Tuesday, May 17, 2011

Investment Fundamentals - A Quick Note

Investing has become a mainstream phenomenon, especially in the US, where everyone and their bequeathed cat have an investment fund of some sort, whether it be a general account, an IRA, a 401K, an education savings, their pension, endowment, or a myriad of others. Quite frankly, everyone has some skin in the game whether they know it or not. 'Investments' take on a variety of forms including stocks, bonds, commodities, currencies, real estate, and everything in between. However, few people understand the fundamental principle behind true investment.
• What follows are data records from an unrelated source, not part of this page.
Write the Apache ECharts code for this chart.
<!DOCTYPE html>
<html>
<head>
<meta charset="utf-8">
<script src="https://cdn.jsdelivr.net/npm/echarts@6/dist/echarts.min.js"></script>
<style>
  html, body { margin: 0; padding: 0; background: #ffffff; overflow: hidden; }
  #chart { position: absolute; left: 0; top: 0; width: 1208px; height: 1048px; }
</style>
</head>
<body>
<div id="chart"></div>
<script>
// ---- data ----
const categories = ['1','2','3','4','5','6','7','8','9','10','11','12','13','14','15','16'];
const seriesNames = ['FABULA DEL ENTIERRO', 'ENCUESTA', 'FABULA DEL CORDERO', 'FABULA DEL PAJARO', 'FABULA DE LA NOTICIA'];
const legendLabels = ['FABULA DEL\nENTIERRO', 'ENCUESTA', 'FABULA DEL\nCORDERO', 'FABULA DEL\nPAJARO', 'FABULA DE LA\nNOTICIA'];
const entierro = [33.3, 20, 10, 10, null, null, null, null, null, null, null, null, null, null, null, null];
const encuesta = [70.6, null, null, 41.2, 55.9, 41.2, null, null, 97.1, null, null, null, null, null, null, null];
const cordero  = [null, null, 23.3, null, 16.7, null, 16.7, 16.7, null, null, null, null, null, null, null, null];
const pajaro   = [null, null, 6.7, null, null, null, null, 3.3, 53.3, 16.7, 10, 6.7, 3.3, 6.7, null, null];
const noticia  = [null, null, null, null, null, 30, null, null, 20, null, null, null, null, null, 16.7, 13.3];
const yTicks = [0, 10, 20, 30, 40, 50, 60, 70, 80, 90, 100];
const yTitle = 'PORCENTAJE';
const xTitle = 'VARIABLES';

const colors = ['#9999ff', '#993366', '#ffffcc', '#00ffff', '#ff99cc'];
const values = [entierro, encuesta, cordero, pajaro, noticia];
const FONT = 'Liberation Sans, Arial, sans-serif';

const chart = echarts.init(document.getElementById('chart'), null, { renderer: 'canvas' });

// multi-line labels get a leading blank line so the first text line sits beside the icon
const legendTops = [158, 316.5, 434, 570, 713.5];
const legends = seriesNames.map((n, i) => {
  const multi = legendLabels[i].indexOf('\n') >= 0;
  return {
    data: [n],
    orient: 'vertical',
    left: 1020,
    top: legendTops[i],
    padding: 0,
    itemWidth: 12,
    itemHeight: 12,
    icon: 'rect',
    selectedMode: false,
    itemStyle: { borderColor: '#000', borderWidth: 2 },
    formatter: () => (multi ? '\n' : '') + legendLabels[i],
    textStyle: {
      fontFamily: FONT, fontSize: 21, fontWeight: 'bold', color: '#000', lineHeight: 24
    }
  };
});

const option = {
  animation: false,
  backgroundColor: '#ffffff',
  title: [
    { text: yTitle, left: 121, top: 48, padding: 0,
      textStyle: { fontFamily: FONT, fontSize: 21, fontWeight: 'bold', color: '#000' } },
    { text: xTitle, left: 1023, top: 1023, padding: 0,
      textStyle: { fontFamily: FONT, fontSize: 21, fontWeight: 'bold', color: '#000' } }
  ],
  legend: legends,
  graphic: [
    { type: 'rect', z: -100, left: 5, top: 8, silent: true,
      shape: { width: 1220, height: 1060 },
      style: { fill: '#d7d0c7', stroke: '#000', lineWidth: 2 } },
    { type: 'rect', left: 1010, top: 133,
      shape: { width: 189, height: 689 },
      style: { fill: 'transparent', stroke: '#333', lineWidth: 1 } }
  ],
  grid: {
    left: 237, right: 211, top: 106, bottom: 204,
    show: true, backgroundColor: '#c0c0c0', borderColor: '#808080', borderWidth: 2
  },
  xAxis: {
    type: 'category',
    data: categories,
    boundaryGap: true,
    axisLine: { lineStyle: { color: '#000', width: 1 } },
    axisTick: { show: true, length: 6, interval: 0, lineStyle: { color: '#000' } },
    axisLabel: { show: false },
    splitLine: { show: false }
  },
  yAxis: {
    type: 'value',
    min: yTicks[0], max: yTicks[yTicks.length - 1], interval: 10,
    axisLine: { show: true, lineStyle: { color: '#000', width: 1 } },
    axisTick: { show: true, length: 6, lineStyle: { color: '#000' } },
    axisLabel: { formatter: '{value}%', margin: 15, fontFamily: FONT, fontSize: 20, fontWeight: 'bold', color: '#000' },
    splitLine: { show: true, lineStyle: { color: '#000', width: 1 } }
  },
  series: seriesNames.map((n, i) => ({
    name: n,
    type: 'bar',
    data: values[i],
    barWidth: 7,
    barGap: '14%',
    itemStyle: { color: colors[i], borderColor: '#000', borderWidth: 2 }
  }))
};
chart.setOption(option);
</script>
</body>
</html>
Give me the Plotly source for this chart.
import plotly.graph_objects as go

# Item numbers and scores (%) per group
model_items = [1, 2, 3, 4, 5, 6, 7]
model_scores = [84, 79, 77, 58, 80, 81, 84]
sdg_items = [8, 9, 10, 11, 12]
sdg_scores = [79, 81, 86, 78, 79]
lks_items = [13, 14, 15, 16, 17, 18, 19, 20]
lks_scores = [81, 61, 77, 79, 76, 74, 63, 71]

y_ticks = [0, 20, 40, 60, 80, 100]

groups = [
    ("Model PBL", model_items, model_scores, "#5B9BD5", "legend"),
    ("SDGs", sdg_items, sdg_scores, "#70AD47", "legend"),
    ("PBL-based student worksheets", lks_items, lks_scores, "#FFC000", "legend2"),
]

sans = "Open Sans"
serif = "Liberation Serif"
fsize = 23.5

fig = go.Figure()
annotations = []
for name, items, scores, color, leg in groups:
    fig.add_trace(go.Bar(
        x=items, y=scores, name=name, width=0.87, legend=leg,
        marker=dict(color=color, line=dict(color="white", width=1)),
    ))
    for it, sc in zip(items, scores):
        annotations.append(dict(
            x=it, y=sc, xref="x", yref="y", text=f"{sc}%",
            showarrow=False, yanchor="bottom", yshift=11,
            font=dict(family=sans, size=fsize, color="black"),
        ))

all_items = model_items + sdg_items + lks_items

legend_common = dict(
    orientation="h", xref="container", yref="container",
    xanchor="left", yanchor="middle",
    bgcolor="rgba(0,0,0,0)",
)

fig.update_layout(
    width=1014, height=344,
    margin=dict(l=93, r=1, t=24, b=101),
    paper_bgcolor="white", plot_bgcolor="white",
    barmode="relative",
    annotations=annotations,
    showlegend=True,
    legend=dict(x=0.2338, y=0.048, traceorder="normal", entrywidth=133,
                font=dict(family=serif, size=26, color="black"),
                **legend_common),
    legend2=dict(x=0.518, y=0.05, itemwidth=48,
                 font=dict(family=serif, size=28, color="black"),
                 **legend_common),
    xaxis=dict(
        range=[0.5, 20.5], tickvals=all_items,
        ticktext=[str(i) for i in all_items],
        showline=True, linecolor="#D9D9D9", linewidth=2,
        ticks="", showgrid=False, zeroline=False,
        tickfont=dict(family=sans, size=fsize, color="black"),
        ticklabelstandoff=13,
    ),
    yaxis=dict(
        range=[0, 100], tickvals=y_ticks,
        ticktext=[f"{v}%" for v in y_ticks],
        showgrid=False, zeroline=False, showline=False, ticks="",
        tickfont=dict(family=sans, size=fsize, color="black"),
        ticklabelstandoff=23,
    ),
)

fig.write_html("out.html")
Let's consider investing in its purest form involving three principle parties: the saver, the broker, and the entrepreneur. The broker's job is to bring the saver and entrepreneur together with the objective of striking a mutually beneficial deal. If the deal goes well, the outcome goes something like this:
  1. The saver gives the entrepreneur funds to grow his enterprise. In return, the saver owns a portion of the company and shares in the profit.
  2. The entrepreneur obtains the required capital to grow his enterprise, become more productive, profit, and generally grow the economy.
  3. The broker receives a commission for bringing the entrepreneur and saver together, facilitating a transaction that he believes will benefit both parties (not like Goldman Sachs...)
The idea is concise, as sound theories tend to be, but you won't hear such simple logic from investment advisers or brokers. The reason is quite simple, they have lost touch with the idea of real investment. The incentive structure revolves around obtaining clients or facilitating transactions rather than understanding the economics and viability of the investments involved. The latter requires due diligence and a sound understanding of how the world works, what drives it, and where it's trending. Investment classes fluctuate in-and-out of favor, but the cycles can be anticipated and capital can be allocated to where it produces profits and benefits society as a whole---increasing the standard of living for everyone.

If Wall Street were less of a casino, we had sound money, and investment revolved around real production, the standard of living would dramatically increase. The take away: when investing consider  what your money is actually doing and whether it is truly viable given current and future economic trends.

1 comment:

  1. Excellent. Love your posts. Very succinct and informative.